**Your instructions:** Set the lines down again exactly, first line through the line that contains "minimum width=137pt] (U)", with no pictures.

+-------+

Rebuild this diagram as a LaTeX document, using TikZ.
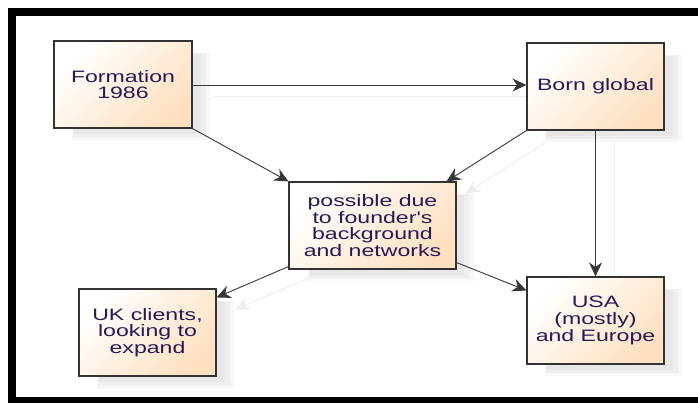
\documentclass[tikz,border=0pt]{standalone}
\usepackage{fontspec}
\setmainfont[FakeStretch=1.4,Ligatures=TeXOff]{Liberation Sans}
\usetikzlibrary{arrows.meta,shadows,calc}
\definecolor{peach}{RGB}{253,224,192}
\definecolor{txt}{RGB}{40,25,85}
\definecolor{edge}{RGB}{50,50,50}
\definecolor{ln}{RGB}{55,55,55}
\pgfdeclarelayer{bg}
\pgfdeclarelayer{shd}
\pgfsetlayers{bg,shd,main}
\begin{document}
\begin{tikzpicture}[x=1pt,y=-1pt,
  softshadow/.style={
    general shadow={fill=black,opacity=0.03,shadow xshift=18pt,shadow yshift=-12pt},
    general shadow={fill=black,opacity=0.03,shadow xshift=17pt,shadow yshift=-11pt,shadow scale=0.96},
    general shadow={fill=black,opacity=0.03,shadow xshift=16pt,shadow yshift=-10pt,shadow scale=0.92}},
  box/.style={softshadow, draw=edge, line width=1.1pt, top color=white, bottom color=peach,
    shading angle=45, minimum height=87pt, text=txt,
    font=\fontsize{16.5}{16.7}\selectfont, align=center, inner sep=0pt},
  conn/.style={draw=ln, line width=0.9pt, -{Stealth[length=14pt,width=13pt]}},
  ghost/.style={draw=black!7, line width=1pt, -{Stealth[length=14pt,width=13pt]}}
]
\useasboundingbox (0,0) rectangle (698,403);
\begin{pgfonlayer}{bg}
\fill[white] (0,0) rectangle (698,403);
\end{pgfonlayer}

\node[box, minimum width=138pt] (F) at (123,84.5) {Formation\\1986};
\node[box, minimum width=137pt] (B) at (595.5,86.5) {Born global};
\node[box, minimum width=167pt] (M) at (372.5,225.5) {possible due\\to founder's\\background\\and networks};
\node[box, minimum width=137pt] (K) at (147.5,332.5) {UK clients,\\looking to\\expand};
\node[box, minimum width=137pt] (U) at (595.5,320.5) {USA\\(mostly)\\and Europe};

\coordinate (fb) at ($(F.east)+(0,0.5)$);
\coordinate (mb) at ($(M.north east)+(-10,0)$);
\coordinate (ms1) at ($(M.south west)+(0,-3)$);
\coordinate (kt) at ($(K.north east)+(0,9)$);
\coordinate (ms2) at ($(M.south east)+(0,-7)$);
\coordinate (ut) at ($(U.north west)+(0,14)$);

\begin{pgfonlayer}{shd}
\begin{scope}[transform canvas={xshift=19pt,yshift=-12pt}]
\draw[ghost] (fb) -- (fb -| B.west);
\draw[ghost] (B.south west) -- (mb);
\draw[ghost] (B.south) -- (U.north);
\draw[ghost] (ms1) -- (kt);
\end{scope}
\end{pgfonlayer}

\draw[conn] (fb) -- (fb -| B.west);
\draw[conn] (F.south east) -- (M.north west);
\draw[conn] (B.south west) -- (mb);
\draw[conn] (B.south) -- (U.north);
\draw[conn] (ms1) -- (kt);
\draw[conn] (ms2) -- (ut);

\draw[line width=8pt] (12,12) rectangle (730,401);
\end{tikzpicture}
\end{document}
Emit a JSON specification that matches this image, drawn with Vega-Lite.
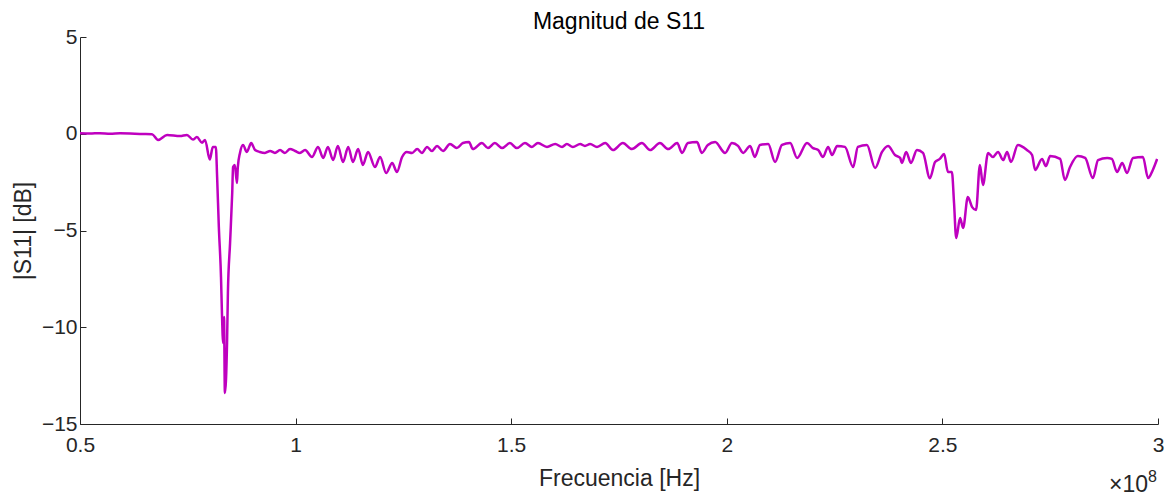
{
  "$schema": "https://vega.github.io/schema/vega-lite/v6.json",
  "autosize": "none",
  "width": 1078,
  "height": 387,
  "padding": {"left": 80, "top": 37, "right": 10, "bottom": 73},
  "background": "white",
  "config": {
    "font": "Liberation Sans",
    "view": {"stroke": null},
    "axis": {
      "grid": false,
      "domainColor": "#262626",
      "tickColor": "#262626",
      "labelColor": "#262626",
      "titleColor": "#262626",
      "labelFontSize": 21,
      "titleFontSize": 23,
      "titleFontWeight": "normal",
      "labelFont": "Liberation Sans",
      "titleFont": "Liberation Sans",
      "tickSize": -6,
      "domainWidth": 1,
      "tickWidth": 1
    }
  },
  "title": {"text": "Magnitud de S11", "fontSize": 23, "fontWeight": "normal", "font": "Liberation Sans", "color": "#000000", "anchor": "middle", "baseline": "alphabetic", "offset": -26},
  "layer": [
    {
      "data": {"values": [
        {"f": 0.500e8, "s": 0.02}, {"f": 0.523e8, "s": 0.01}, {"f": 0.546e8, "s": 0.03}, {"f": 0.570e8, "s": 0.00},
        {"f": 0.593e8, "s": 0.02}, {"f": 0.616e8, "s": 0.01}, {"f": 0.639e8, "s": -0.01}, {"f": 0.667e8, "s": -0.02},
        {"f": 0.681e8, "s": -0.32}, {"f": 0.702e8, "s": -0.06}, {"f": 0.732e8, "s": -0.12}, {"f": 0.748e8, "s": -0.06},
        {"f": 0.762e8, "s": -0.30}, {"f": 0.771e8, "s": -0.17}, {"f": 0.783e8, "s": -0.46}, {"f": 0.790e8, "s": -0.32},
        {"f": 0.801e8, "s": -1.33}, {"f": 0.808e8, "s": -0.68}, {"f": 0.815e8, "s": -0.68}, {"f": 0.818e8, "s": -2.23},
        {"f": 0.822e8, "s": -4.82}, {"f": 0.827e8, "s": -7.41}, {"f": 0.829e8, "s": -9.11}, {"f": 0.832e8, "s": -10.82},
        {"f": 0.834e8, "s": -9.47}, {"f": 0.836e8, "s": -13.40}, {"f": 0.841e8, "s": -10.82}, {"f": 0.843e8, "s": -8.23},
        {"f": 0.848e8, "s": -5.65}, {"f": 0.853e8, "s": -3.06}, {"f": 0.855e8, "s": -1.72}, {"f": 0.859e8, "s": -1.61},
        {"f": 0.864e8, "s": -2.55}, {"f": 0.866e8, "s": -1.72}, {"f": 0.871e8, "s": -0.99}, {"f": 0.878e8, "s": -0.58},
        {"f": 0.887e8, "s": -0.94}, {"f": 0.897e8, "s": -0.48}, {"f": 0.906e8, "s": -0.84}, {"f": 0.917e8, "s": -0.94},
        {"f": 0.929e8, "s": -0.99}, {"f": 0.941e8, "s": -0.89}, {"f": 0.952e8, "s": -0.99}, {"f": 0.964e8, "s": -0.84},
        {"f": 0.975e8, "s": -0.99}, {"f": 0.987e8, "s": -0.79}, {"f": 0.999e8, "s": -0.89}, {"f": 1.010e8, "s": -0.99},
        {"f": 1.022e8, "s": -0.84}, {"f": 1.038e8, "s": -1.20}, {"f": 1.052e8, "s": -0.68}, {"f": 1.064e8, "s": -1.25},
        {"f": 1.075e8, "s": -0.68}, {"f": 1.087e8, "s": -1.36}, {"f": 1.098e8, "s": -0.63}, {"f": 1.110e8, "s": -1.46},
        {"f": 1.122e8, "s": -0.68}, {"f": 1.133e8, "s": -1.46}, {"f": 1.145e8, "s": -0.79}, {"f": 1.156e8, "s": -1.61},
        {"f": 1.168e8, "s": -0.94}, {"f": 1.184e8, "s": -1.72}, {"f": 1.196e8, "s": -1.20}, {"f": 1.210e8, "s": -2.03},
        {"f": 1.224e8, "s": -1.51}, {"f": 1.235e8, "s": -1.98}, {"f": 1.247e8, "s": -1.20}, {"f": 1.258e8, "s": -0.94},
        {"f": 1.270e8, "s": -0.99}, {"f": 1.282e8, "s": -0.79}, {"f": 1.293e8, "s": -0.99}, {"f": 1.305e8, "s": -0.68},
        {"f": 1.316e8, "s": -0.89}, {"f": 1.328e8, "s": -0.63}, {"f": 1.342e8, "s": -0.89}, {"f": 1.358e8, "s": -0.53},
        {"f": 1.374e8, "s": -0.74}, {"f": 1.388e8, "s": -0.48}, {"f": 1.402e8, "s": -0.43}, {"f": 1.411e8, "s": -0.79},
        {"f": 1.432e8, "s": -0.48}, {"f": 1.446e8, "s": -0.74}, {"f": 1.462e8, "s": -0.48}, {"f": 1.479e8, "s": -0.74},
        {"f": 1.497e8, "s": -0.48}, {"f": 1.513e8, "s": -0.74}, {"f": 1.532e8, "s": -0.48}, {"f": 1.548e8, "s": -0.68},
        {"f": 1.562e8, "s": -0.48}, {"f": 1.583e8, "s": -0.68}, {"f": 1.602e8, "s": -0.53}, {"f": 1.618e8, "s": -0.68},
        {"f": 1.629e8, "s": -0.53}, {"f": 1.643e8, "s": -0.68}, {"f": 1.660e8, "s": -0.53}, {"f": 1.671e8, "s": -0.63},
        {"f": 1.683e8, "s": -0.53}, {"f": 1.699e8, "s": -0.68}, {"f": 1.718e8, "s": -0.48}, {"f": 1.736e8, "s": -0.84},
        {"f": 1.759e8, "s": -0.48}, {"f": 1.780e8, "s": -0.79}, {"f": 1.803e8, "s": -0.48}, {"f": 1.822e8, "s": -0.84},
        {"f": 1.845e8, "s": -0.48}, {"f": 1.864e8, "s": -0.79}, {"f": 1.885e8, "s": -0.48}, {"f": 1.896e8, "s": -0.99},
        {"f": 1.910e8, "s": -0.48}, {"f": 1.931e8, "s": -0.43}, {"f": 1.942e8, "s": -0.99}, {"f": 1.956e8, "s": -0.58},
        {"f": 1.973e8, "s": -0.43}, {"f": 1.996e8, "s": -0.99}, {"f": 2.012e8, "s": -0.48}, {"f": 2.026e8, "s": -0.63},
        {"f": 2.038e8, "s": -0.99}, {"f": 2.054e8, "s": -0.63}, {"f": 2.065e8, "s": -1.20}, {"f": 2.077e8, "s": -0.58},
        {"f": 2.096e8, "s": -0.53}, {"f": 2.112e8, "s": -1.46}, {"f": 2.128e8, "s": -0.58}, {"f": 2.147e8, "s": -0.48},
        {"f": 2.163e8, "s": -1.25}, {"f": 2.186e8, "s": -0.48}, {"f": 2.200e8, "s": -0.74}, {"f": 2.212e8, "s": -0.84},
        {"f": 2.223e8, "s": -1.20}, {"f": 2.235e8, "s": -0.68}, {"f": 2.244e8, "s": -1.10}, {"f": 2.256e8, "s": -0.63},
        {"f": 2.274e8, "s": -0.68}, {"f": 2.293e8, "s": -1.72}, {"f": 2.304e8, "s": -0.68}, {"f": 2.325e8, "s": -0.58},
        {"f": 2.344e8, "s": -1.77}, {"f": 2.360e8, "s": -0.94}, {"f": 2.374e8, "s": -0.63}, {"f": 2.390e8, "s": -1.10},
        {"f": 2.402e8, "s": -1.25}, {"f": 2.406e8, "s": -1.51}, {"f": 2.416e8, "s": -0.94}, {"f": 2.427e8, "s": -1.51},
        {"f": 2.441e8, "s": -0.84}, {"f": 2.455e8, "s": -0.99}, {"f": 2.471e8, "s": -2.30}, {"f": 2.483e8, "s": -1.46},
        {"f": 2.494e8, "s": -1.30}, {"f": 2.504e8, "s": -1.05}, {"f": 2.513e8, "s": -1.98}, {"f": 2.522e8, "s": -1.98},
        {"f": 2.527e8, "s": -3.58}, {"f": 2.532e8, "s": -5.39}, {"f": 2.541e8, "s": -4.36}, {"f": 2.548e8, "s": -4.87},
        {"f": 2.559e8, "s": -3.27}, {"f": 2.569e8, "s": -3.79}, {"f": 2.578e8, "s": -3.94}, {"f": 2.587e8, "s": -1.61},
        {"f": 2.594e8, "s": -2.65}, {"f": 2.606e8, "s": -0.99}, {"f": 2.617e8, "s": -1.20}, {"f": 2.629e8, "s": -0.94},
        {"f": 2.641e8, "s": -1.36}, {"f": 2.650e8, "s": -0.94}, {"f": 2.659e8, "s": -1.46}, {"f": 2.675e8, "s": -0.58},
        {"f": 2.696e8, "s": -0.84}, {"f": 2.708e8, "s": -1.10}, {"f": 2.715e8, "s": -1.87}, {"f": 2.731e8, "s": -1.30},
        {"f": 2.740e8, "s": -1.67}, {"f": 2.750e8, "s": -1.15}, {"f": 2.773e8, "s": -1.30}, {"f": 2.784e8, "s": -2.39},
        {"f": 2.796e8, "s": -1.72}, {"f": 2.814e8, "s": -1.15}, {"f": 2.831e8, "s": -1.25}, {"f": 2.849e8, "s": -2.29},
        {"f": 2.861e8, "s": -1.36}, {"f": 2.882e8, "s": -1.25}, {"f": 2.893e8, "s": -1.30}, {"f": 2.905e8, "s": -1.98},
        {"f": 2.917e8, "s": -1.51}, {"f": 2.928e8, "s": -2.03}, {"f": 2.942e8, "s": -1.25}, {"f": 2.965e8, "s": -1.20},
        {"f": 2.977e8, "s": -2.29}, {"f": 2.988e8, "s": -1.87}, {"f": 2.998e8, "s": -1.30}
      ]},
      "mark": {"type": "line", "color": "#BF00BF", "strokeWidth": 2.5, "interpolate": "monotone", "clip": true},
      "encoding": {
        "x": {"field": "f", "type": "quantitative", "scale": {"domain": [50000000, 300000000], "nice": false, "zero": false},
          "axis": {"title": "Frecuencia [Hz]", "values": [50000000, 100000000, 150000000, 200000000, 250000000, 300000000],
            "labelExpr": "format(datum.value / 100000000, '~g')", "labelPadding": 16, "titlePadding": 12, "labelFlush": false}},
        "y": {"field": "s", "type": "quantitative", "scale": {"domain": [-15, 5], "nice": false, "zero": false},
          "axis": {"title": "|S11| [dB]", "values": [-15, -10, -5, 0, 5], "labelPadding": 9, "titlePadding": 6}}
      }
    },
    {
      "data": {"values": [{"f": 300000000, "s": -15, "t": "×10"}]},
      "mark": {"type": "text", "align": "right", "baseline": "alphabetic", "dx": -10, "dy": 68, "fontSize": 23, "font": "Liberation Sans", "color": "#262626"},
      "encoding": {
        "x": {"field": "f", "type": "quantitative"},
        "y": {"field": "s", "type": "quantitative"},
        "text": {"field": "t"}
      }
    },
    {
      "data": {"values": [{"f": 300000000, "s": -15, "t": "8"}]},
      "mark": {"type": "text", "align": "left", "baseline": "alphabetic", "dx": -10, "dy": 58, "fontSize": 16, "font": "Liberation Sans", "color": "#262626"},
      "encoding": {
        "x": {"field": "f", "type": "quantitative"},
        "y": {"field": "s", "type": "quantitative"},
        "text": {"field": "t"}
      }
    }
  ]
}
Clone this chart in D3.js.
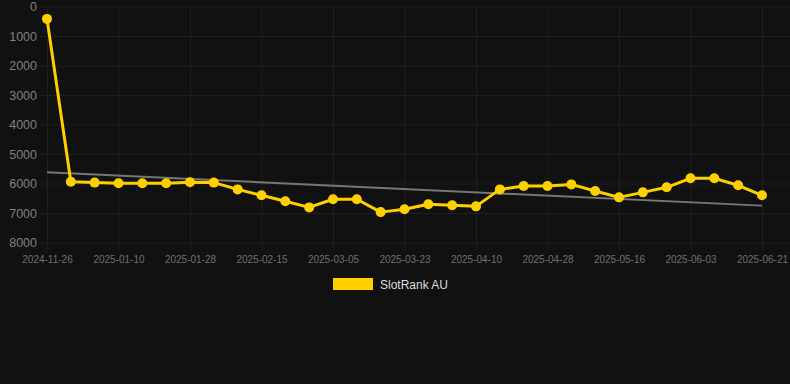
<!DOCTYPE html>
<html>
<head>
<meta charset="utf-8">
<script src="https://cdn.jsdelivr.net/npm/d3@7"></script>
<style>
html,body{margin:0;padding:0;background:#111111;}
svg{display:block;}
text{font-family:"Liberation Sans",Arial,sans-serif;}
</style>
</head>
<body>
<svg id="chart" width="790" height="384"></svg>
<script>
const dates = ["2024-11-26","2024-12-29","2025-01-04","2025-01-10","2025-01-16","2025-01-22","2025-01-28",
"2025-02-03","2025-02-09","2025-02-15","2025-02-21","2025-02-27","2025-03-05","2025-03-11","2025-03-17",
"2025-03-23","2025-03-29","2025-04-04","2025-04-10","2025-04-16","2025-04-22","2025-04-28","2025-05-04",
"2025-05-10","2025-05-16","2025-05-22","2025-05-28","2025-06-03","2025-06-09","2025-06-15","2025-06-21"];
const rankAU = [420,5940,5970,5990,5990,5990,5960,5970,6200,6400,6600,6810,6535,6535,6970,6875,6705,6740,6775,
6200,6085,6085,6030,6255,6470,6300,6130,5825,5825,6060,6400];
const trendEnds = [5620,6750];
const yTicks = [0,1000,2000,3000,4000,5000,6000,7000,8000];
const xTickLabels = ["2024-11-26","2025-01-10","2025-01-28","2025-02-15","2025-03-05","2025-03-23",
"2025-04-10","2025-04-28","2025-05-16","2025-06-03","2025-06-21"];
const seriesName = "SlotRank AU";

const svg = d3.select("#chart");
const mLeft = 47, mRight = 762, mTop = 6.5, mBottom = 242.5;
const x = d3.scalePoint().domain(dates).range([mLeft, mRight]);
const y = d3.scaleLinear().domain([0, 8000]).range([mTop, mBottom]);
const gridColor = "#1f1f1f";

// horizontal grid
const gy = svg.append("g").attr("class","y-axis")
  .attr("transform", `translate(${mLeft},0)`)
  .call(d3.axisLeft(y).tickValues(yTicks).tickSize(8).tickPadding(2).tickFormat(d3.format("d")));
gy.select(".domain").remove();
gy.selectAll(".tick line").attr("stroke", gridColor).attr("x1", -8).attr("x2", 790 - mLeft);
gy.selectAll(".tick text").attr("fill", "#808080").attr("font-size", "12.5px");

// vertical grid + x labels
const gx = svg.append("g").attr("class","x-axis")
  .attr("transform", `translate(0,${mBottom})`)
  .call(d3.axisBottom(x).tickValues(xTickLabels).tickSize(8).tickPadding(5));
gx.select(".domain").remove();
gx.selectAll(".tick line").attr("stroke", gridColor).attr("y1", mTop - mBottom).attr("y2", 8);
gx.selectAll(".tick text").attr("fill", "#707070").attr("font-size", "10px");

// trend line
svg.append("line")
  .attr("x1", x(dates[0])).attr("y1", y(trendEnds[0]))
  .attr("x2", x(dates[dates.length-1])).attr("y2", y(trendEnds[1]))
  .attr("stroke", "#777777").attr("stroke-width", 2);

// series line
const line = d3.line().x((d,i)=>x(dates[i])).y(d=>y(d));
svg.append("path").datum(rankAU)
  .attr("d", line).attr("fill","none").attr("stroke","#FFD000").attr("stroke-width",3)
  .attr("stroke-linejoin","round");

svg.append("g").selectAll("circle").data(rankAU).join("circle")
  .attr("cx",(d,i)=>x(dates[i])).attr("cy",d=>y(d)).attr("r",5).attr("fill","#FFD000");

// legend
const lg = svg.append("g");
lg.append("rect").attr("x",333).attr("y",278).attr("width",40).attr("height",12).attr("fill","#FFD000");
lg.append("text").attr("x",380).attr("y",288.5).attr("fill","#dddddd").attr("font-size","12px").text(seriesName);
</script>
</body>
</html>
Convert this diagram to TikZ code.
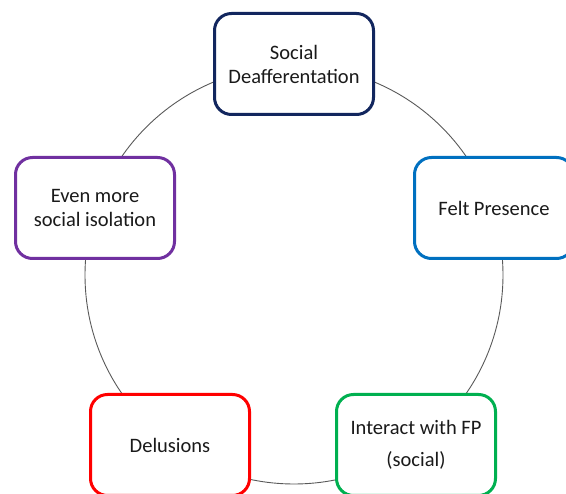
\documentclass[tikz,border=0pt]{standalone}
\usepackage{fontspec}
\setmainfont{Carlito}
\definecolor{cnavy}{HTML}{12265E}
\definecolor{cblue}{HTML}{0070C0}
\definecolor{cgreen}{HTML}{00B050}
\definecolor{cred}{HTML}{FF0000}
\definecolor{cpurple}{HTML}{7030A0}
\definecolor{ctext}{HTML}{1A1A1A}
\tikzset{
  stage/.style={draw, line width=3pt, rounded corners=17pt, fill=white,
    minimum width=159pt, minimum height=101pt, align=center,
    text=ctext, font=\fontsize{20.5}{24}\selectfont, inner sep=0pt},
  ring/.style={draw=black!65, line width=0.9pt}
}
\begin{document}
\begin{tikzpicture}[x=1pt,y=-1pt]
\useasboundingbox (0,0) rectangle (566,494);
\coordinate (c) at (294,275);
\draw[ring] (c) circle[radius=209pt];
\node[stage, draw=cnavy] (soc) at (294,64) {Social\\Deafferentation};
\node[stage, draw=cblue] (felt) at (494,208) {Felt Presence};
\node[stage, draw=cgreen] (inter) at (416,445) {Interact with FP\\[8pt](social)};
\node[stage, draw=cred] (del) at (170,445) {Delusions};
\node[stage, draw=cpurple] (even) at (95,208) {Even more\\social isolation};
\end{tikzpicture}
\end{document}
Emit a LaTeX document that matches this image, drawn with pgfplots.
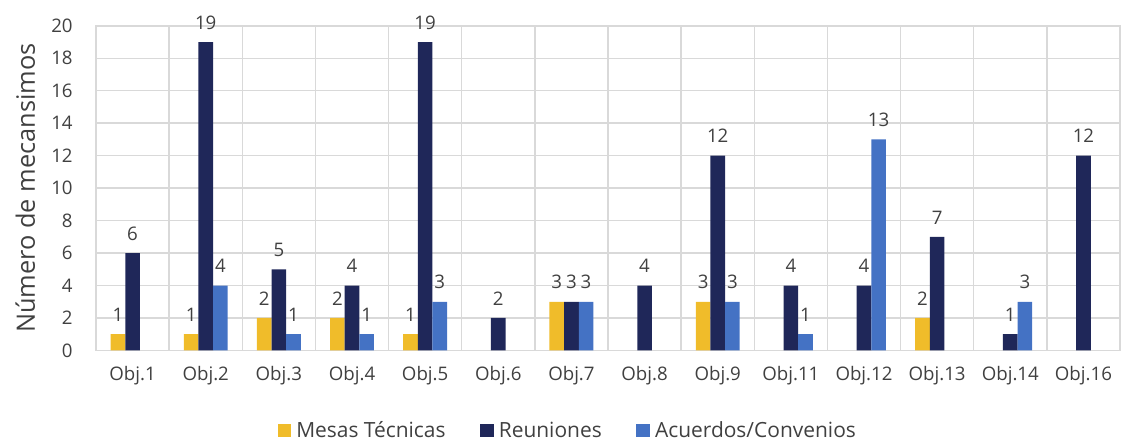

+-------+

**Exercise solution:**
Rebuild this diagram as a LaTeX document, using TikZ.
\documentclass[tikz,border=0pt]{standalone}
\usepackage{fontspec}
\setmainfont[FakeStretch=1.4,Ligatures=TeXOff]{Liberation Sans}
\usetikzlibrary{arrows.meta,shadows,calc}
\definecolor{peach}{RGB}{253,224,192}
\definecolor{txt}{RGB}{40,25,85}
\definecolor{edge}{RGB}{50,50,50}
\definecolor{ln}{RGB}{55,55,55}
\pgfdeclarelayer{bg}
\pgfdeclarelayer{shd}
\pgfsetlayers{bg,shd,main}
\begin{document}
\begin{tikzpicture}[x=1pt,y=-1pt,
  softshadow/.style={
    general shadow={fill=black,opacity=0.03,shadow xshift=18pt,shadow yshift=-12pt},
    general shadow={fill=black,opacity=0.03,shadow xshift=17pt,shadow yshift=-11pt,shadow scale=0.96},
    general shadow={fill=black,opacity=0.03,shadow xshift=16pt,shadow yshift=-10pt,shadow scale=0.92}},
  box/.style={softshadow, draw=edge, line width=1.1pt, top color=white, bottom color=peach,
    shading angle=45, minimum height=87pt, text=txt,
    font=\fontsize{16.5}{16.7}\selectfont, align=center, inner sep=0pt},
  conn/.style={draw=ln, line width=0.9pt, -{Stealth[length=14pt,width=13pt]}},
  ghost/.style={draw=black!7, line width=1pt, -{Stealth[length=14pt,width=13pt]}}
]
\useasboundingbox (0,0) rectangle (698,403);
\begin{pgfonlayer}{bg}
\fill[white] (0,0) rectangle (698,403);
\end{pgfonlayer}

\node[box, minimum width=138pt] (F) at (123,84.5) {Formation\\1986};
\node[box, minimum width=137pt] (B) at (595.5,86.5) {Born global};
\node[box, minimum width=167pt] (M) at (372.5,225.5) {possible due\\to founder's\\background\\and networks};
\node[box, minimum width=137pt] (K) at (147.5,332.5) {UK clients,\\looking to\\expand};
\node[box, minimum width=137pt] (U) at (595.5,320.5) {USA\\(mostly)\\and Europe};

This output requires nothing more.